りつこの読書と落語メモ

読んだ本と行った落語のメモ

さいはての家

 

さいはての家 (集英社文芸単行本)

さいはての家 (集英社文芸単行本)

 

 ★★★★

家族を捨てて駆け落ちした不倫カップル(「はねつき」)。逃亡中のヒットマンと、事情を知らない元同級生(「ゆすらうめ」)。新興宗教の元教祖だった老婦人(「ひかり」)。親の決めた結婚から逃げてきた女とその妹(「ままごと」)。子育てに戸惑い、仕事を言い訳に家から逃げた男(「かざあな」)。行き詰まった人々が、ひととき住み着く「家」を巡る連作短編集。 

 田舎の庭付き一戸建ての古い貸家。家がトラブルを呼ぶのか訳ありの人がこの家に吸い寄せられるのか。
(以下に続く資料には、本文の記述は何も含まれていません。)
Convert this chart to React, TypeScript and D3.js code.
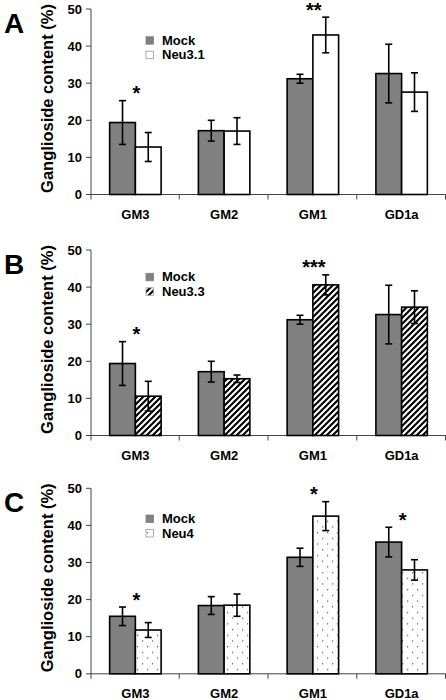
import React from "react";
import * as d3 from "d3";

const categories = ["GM3", "GM2", "GM1", "GD1a"];
const yTicks = [0, 10, 20, 30, 40, 50];

const mockMean = [19.4, 17.2, 31.2, 32.6];
const mockErr = [5.9, 2.8, 1.2, 7.9];

const neu31Mean = [12.8, 17.1, 43.0, 27.6];
const neu31Err = [3.9, 3.6, 4.8, 5.2];
const neu31Stars = ["*", "", "**", ""];

const neu33Mean = [10.6, 15.3, 40.6, 34.6];
const neu33Err = [4.0, 1.0, 2.7, 4.4];
const neu33Stars = ["*", "", "***", ""];

const mockCMean = [15.5, 18.4, 31.4, 35.5];
const mockCErr = [2.5, 2.4, 2.45, 4.0];
const neu4Mean = [11.8, 18.5, 42.5, 28.0];
const neu4Err = [2.0, 3.0, 3.9, 2.75];
const neu4Stars = ["*", "", "*", "*"];

const panels = [
  { letter: "A", name: "Neu3.1", mean: [mockMean, neu31Mean], err: [mockErr, neu31Err], stars: neu31Stars, fill: "#ffffff", top: 9, legendTop: 27.7 },
  { letter: "B", name: "Neu3.3", mean: [mockMean, neu33Mean], err: [mockErr, neu33Err], stars: neu33Stars, fill: "url(#hatch)", top: 250, legendTop: 23.3 },
  { letter: "C", name: "Neu4", mean: [mockCMean, neu4Mean], err: [mockCErr, neu4Err], stars: neu4Stars, fill: "url(#dots)", top: 488.3, legendTop: 26.7 },
];

const FONT = "'Liberation Sans', Arial, Helvetica, sans-serif";
const W = 446;
const H = 700;
const X0 = 91;
const X1 = 446;
const PLOT_H = 185.5;

function Panel({ p }: { p: (typeof panels)[number] }) {
  const y = d3.scaleLinear().domain([0, 50]).range([p.top + PLOT_H, p.top]);
  const x = d3.scaleBand<string>().domain(categories).range([X0, X1]).paddingInner(0.42).paddingOuter(0.21);
  const xs = d3.scaleBand<number>().domain([0, 1]).range([0, x.bandwidth()]);
  const step = x.step();
  const y0 = y(0);
  const fills = ["#808080", p.fill];
  const legendFills = ["#808080", p.fill];
  return (
    <g>
      <text x={4} y={p.top + 24} fontFamily={FONT} fontWeight="bold" fontSize={28} fill="#000">{p.letter}</text>
      <text transform={`translate(53,${p.top + 89.5}) rotate(-90)`} textAnchor="middle" fontFamily={FONT} fontWeight="bold" fontSize={16.5} fill="#000">Ganglioside content (%)</text>
      {/* y axis */}
      <line x1={X0} x2={X0} y1={p.top} y2={y0 + 5} stroke="#444" strokeWidth={1} />
      {yTicks.map((t) => (
        <g key={t}>
          <line x1={X0 - 5} x2={X0} y1={y(t)} y2={y(t)} stroke="#444" strokeWidth={1} />
          <text x={X0 - 9} y={y(t) + 4.5} textAnchor="end" fontFamily={FONT} fontWeight="bold" fontSize={13} fill="#000">{t}</text>
        </g>
      ))}
      {/* x axis */}
      <line x1={X0} x2={X1} y1={y0} y2={y0} stroke="#444" strokeWidth={1} />
      {categories.map((c, i) => (
        <line key={c} x1={X0 + (i + 1) * step - 0.5} x2={X0 + (i + 1) * step - 0.5} y1={y0} y2={y0 + 5} stroke="#444" strokeWidth={1} />
      ))}
      {categories.map((c) => (
        <text key={c} x={(x(c) as number) + x.bandwidth() / 2} y={y0 + 24} textAnchor="middle" fontFamily={FONT} fontWeight="bold" fontSize={13} fill="#000">{c}</text>
      ))}
      {/* bars */}
      {categories.map((c, i) =>
        [0, 1].map((s) => {
          const bx = (x(c) as number) + (xs(s) as number);
          const v = p.mean[s][i];
          return (
            <rect key={c + s} x={bx} y={y(v)} width={xs.bandwidth()} height={y0 - y(v)} fill={fills[s]} stroke="#000" strokeWidth={1.6} />
          );
        })
      )}
      {/* error bars */}
      {categories.map((c, i) =>
        [0, 1].map((s) => {
          const cx = (x(c) as number) + (xs(s) as number) + xs.bandwidth() / 2;
          const v = p.mean[s][i];
          const e = p.err[s][i];
          return (
            <g key={"e" + c + s} stroke="#000" strokeWidth={1.6}>
              <line x1={cx} x2={cx} y1={y(v + e)} y2={y(v - e)} />
              <line x1={cx - 3.5} x2={cx + 3.5} y1={y(v + e)} y2={y(v + e)} />
              <line x1={cx - 3.5} x2={cx + 3.5} y1={y(v - e)} y2={y(v - e)} />
            </g>
          );
        })
      )}
      {/* stars */}
      {categories.map((c, i) => {
        if (!p.stars[i]) return null;
        const topV = Math.max(p.mean[0][i] + p.err[0][i], p.mean[1][i] + p.err[1][i]);
        const cx = (x(c) as number) + x.bandwidth() / 2 + 1;
        return (
          <text key={"s" + c} x={cx} y={y(topV) - 12 + 11.5} textAnchor="middle" fontFamily={FONT} fontWeight="bold" fontSize={20} fill="#000">{p.stars[i]}</text>
        );
      })}
      {/* legend */}
      {["Mock", p.name].map((name, k) => {
        const ly = p.top + p.legendTop + k * 14.5;
        return (
          <g key={name}>
            <rect x={146} y={ly} width={7.5} height={7.5} fill={legendFills[k]} stroke={k === 0 ? "#808080" : "#999"} strokeWidth={0.8} />
            <text x={162} y={ly + 8} fontFamily={FONT} fontWeight="bold" fontSize={13} fill="#000">{name}</text>
          </g>
        );
      })}
    </g>
  );
}

export default function App() {
  return (
    <svg width={W} height={H} style={{ position: "absolute", left: 0, top: 0, display: "block", background: "#fff" }}>
      <defs>
        <pattern id="hatch" patternUnits="userSpaceOnUse" width={6} height={6}>
          <rect width={6} height={6} fill="#fff" />
          <path d="M0,6 L6,0 M-1.5,1.5 L1.5,-1.5 M4.5,7.5 L7.5,4.5" stroke="#000" strokeWidth={2.1} />
        </pattern>
        <pattern id="dots" patternUnits="userSpaceOnUse" width={10} height={11.4}>
          <rect width={10} height={11.4} fill="#fff" />
          <rect x={2} y={2} width={1.2} height={1.2} fill="#555" />
          <rect x={7} y={7.7} width={1.2} height={1.2} fill="#555" />
        </pattern>
      </defs>
      <rect width={W} height={H} fill="#fff" />
      {panels.map((p) => (
        <Panel key={p.letter} p={p} />
      ))}
    </svg>
  );
}
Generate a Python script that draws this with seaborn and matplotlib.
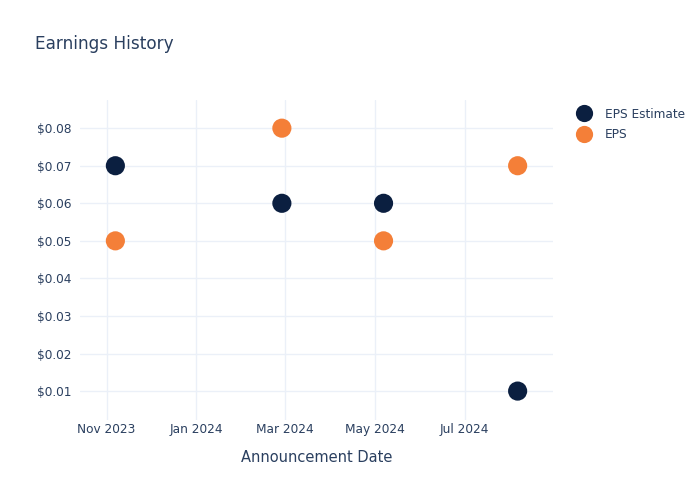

殺したネズミがゴミ箱の中でたてる音、なんとはなしに付き合っていた恋人に感じる違和感と恐怖。
最終話で「比較的心安く付き合えそう」と思っていた会社の同僚から漏れ出てきた何か。うぎゃぁーーと声を上げたくなるようなおぞましさをちらりと見せながらもどこかハートウォーミングなところもある。

5話のうちどれが好きだったかなと見直すとどれも嫌いだけどどれも好きという不思議。
なんか面白い作家さんだなぁ。他の作品も読んでみよう。